'''
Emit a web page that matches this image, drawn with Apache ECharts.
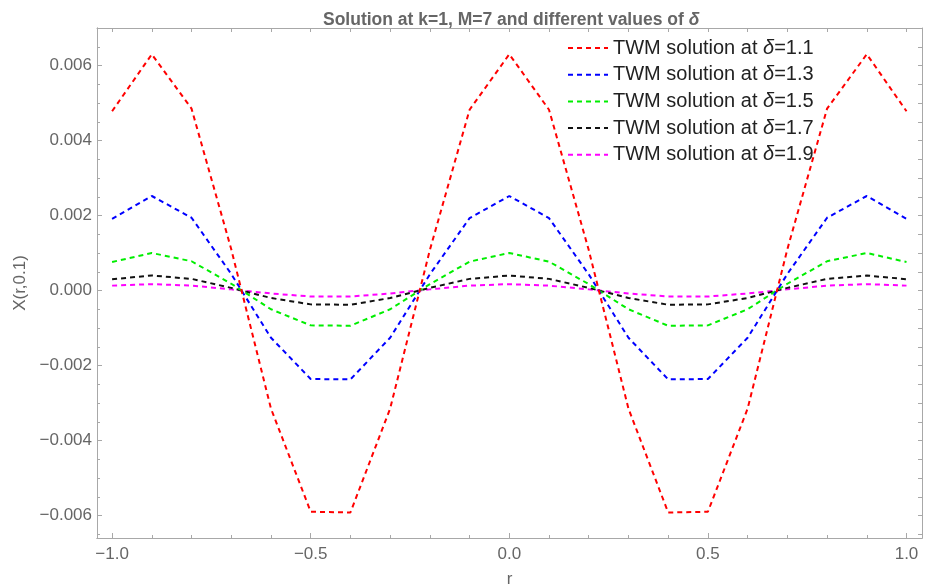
<!DOCTYPE html>
<html>
<head>
<meta charset="utf-8">
<script src="https://cdn.jsdelivr.net/npm/echarts@6/dist/echarts.min.js"></script>
<style>html,body{margin:0;padding:0;background:#fff}#c{width:930px;height:586px}</style>
</head>
<body>
<div id="c"></div>
<script>
const rValues = [-1.0,-0.9,-0.8,-0.7,-0.6,-0.5,-0.4,-0.3,-0.2,-0.1,0.0,0.1,0.2,0.3,0.4,0.5,0.6,0.7,0.8,0.9,1.0];
const delta11 = [0.00478,0.00630,0.00485,0.00110,-0.00315,-0.00590,-0.00592,-0.00315,0.00108,0.00482,0.00630,0.00482,0.00108,-0.00315,-0.00592,-0.00590,-0.00315,0.00110,0.00485,0.00630,0.00478];
const delta13 = [0.00191,0.00252,0.00194,0.00044,-0.00126,-0.00236,-0.00237,-0.00126,0.00043,0.00193,0.00252,0.00193,0.00043,-0.00126,-0.00237,-0.00236,-0.00126,0.00044,0.00194,0.00252,0.00191];
const delta15 = [0.00076,0.00100,0.00078,0.00018,-0.00050,-0.00093,-0.00094,-0.00050,0.00017,0.00077,0.00100,0.00077,0.00017,-0.00050,-0.00094,-0.00093,-0.00050,0.00018,0.00078,0.00100,0.00076];
const delta17 = [0.00030,0.00040,0.00031,0.00007,-0.00020,-0.00037,-0.00038,-0.00020,0.00007,0.00031,0.00040,0.00031,0.00007,-0.00020,-0.00038,-0.00037,-0.00020,0.00007,0.00031,0.00040,0.00030];
const delta19 = [0.00013,0.00017,0.00013,0.00003,-0.00008,-0.00016,-0.00016,-0.00008,0.00003,0.00013,0.00017,0.00013,0.00003,-0.00008,-0.00016,-0.00016,-0.00008,0.00003,0.00013,0.00017,0.00013];
const seriesNames = ['TWM solution at δ=1.1','TWM solution at δ=1.3','TWM solution at δ=1.5','TWM solution at δ=1.7','TWM solution at δ=1.9'];
const seriesColors = ['#ff0000','#0000ff','#00ee00','#111111','#ff00ff'];
const xMajorTicks = [-1.0,-0.5,0.0,0.5,1.0];
const xMinorTicks = [-0.9,-0.8,-0.7,-0.6,-0.4,-0.3,-0.2,-0.1,0.1,0.2,0.3,0.4,0.6,0.7,0.8,0.9];
const yMajorTicks = [-0.006,-0.004,-0.002,0.000,0.002,0.004,0.006];
const yMinorTicks = [-0.0065,-0.0055,-0.005,-0.0045,-0.0035,-0.003,-0.0025,-0.0015,-0.001,-0.0005,0.0005,0.001,0.0015,0.0025,0.003,0.0035,0.0045,0.005,0.0055,0.0065];
const allSeries = [delta11, delta13, delta15, delta17, delta19];

const XMIN = -1.038, XMAX = 1.039, YMIN = -0.0066, YMAX = 0.0070;
const axisGray = '#a8a8a8';
const labelGray = '#666666';
const fontFam = '"Liberation Sans", Arial, sans-serif';
const minus = s => s.replace('-', '\u2212');

const chart = echarts.init(document.getElementById('c'), null, {renderer: 'canvas'});

function xAx(opts) {
  return Object.assign({
    type: 'value', min: XMIN, max: XMAX, splitLine: {show: false},
    axisLine: {show: true, onZero: false, lineStyle: {color: axisGray, width: 1}},
    axisLabel: {show: false}, axisTick: {show: false}
  }, opts);
}
function yAx(opts) {
  return Object.assign({
    type: 'value', min: YMIN, max: YMAX, splitLine: {show: false},
    axisLine: {show: true, onZero: false, lineStyle: {color: axisGray, width: 1}},
    axisLabel: {show: false}, axisTick: {show: false}
  }, opts);
}

const option = {
  animation: false,
  backgroundColor: '#ffffff',
  title: {
    text: 'Solution at k=1, M=7 and different values of {i|δ}',
    left: 318, top: 6,
    textStyle: {
      fontFamily: fontFam, fontSize: 17.5, fontWeight: 'bold', color: labelGray,
      rich: {i: {fontFamily: fontFam, fontSize: 17.5, fontStyle: 'italic', fontWeight: 'bold', color: labelGray}}
    }
  },
  legend: {
    orient: 'vertical', left: 562, top: 33,
    itemWidth: 40, itemHeight: 14, itemGap: 6.7,
    data: seriesNames,
    itemStyle: {opacity: 0},
    formatter: name => {
      const parts = name.split('δ');
      return '{n|' + parts[0] + '}{i|δ}{n|' + parts[1] + '}';
    },
    textStyle: {
      fontFamily: fontFam, fontSize: 20, color: '#222', lineHeight: 20,
      rich: {
        n: {fontFamily: fontFam, fontSize: 20, color: '#222'},
        i: {fontFamily: fontFam, fontSize: 20, color: '#222', fontStyle: 'italic'}
      }
    }
  },
  grid: {left: 97, right: 8, top: 28, bottom: 48, containLabel: false, outerBoundsMode: 'none'},
  xAxis: [
    xAx({
      position: 'bottom', name: 'r', nameLocation: 'middle', nameGap: 33,
      nameTextStyle: {fontFamily: fontFam, fontSize: 17, color: labelGray},
      axisTick: {show: true, inside: true, length: 5, customValues: xMajorTicks, lineStyle: {color: axisGray}},
      axisLabel: {show: true, customValues: xMajorTicks, margin: 8, fontFamily: fontFam, fontSize: 17, color: labelGray,
        formatter: v => minus(Number(v).toFixed(1))}
    }),
    xAx({
      position: 'bottom',
      axisTick: {show: true, inside: true, length: 3, customValues: xMinorTicks, lineStyle: {color: axisGray}}
    }),
    xAx({
      position: 'top',
      axisTick: {show: true, inside: true, length: 4, customValues: xMajorTicks.concat(xMinorTicks), lineStyle: {color: axisGray}}
    })
  ],
  yAxis: [
    yAx({
      position: 'left', name: 'X(r,0.1)', nameLocation: 'middle', nameGap: 66,
      nameTextStyle: {fontFamily: fontFam, fontSize: 17, color: labelGray},
      axisTick: {show: true, inside: true, length: 5, customValues: yMajorTicks, lineStyle: {color: axisGray}},
      axisLabel: {show: true, customValues: yMajorTicks, margin: 5, fontFamily: fontFam, fontSize: 17, color: labelGray,
        formatter: v => minus(Number(v).toFixed(3))}
    }),
    yAx({
      position: 'left',
      axisTick: {show: true, inside: true, length: 3, customValues: yMinorTicks, lineStyle: {color: axisGray}}
    }),
    yAx({
      position: 'right',
      axisTick: {show: true, inside: true, length: 4, customValues: yMajorTicks.concat(yMinorTicks), lineStyle: {color: axisGray}}
    })
  ],
  series: allSeries.map((vals, i) => ({
    name: seriesNames[i],
    type: 'line',
    xAxisIndex: 0, yAxisIndex: 0,
    data: rValues.map((r, j) => [r, vals[j]]),
    symbol: 'none', showSymbol: false,
    lineStyle: {color: seriesColors[i], width: 2, type: [5, 4]},
    itemStyle: {color: seriesColors[i]},
    z: 10 - i
  }))
};
chart.setOption(option);
</script>
</body>
</html>
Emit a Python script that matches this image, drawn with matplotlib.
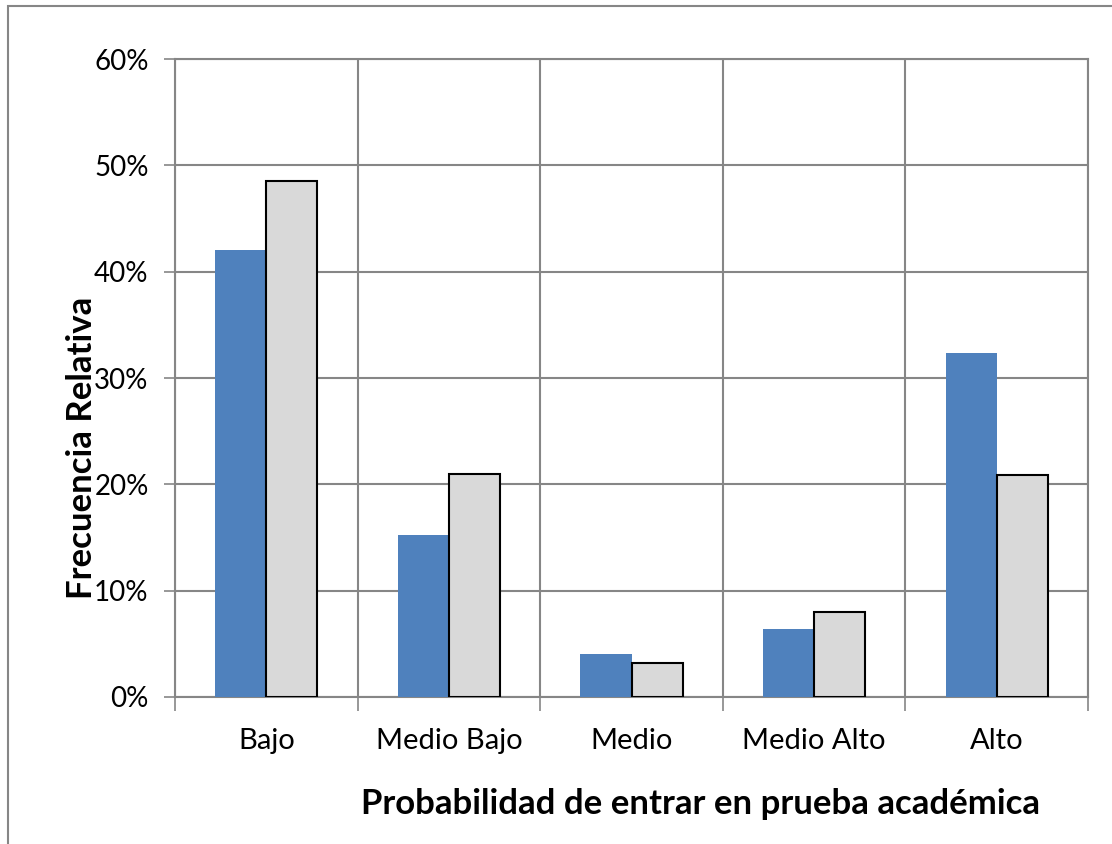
import numpy as np
import matplotlib
matplotlib.use('Agg')
import matplotlib.pyplot as plt
from matplotlib.patches import Rectangle
from matplotlib.ticker import PercentFormatter, FixedLocator, NullFormatter

# categorias y frecuencias relativas (%)
categorias = ['Bajo', 'Medio Bajo', 'Medio', 'Medio Alto', 'Alto']
serie_azul = [42.0, 15.2, 4.0, 6.4, 32.4]
serie_gris = [48.5, 21.0, 3.2, 8.0, 20.9]

plt.rcParams['font.family'] = ['Lato', 'DejaVu Sans']

gris_eje = '#868686'

fig = plt.figure(figsize=(11.12, 8.44), dpi=100)
ax = fig.add_axes([0.1574, 0.1742, 0.8210, 0.7558])

# marco exterior del grafico
fig.patches.append(Rectangle((8/1112, -0.05), 1.2, 1 - 6/844 + 0.05,
                             transform=fig.transFigure, fill=False,
                             edgecolor=gris_eje, linewidth=1.5, zorder=0))

x = np.arange(len(categorias))
ancho = 0.28
ax.bar(x - ancho/2, serie_azul, ancho, color='#4F81BD', zorder=3)
ax.bar(x + ancho/2, serie_gris, ancho, color='#D9D9D9',
       edgecolor='black', linewidth=1.5, zorder=3)

ax.set_xlim(-0.5, len(categorias) - 0.5)
ax.set_ylim(0, 60)
ax.set_yticks(np.arange(0, 61, 10))
ax.yaxis.set_major_formatter(PercentFormatter(decimals=0))

# lineas de division entre categorias
ax.xaxis.set_major_locator(FixedLocator(np.arange(-0.5, len(categorias), 1)))
ax.xaxis.set_major_formatter(NullFormatter())
ax.set_xticks(x, minor=True)
ax.set_xticklabels(categorias, minor=True)
ax.tick_params(axis='x', which='minor', length=0, pad=22, labelsize=21)
ax.tick_params(axis='x', which='major', length=10, width=1.2, color=gris_eje, direction='out')
ax.tick_params(axis='y', length=8, width=1.2, color=gris_eje, pad=11, labelsize=20)

ax.grid(True, which='major', color=gris_eje, linewidth=1.5, zorder=0)
ax.set_axisbelow(True)
for lado in ax.spines.values():
    lado.set_color(gris_eje)
    lado.set_linewidth(1.5)

ax.set_ylabel('Frecuencia Relativa', fontsize=25, fontweight='bold', labelpad=-3)
ax.set_xlabel('Probabilidad de entrar en prueba académica', fontsize=25,
              fontweight='bold', labelpad=25)
ax.xaxis.label.set_x(0.576)
ax.yaxis.label.set_y(0.39)

fig.savefig('out.png', dpi=100)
'''
Nothing but the lines from the one with "Emit a Python" down to the one with "ax = fig.add_axes([0.1574, 0.1742, 0.8210, 0.7558])" should be printed, both of them included. Leave out the pictures.

Emit a Python script that matches this image, drawn with matplotlib.
import numpy as np
import matplotlib
matplotlib.use('Agg')
import matplotlib.pyplot as plt
from matplotlib.patches import Rectangle
from matplotlib.ticker import PercentFormatter, FixedLocator, NullFormatter

# categorias y frecuencias relativas (%)
categorias = ['Bajo', 'Medio Bajo', 'Medio', 'Medio Alto', 'Alto']
serie_azul = [42.0, 15.2, 4.0, 6.4, 32.4]
serie_gris = [48.5, 21.0, 3.2, 8.0, 20.9]

plt.rcParams['font.family'] = ['Lato', 'DejaVu Sans']

gris_eje = '#868686'

fig = plt.figure(figsize=(11.12, 8.44), dpi=100)
ax = fig.add_axes([0.1574, 0.1742, 0.8210, 0.7558])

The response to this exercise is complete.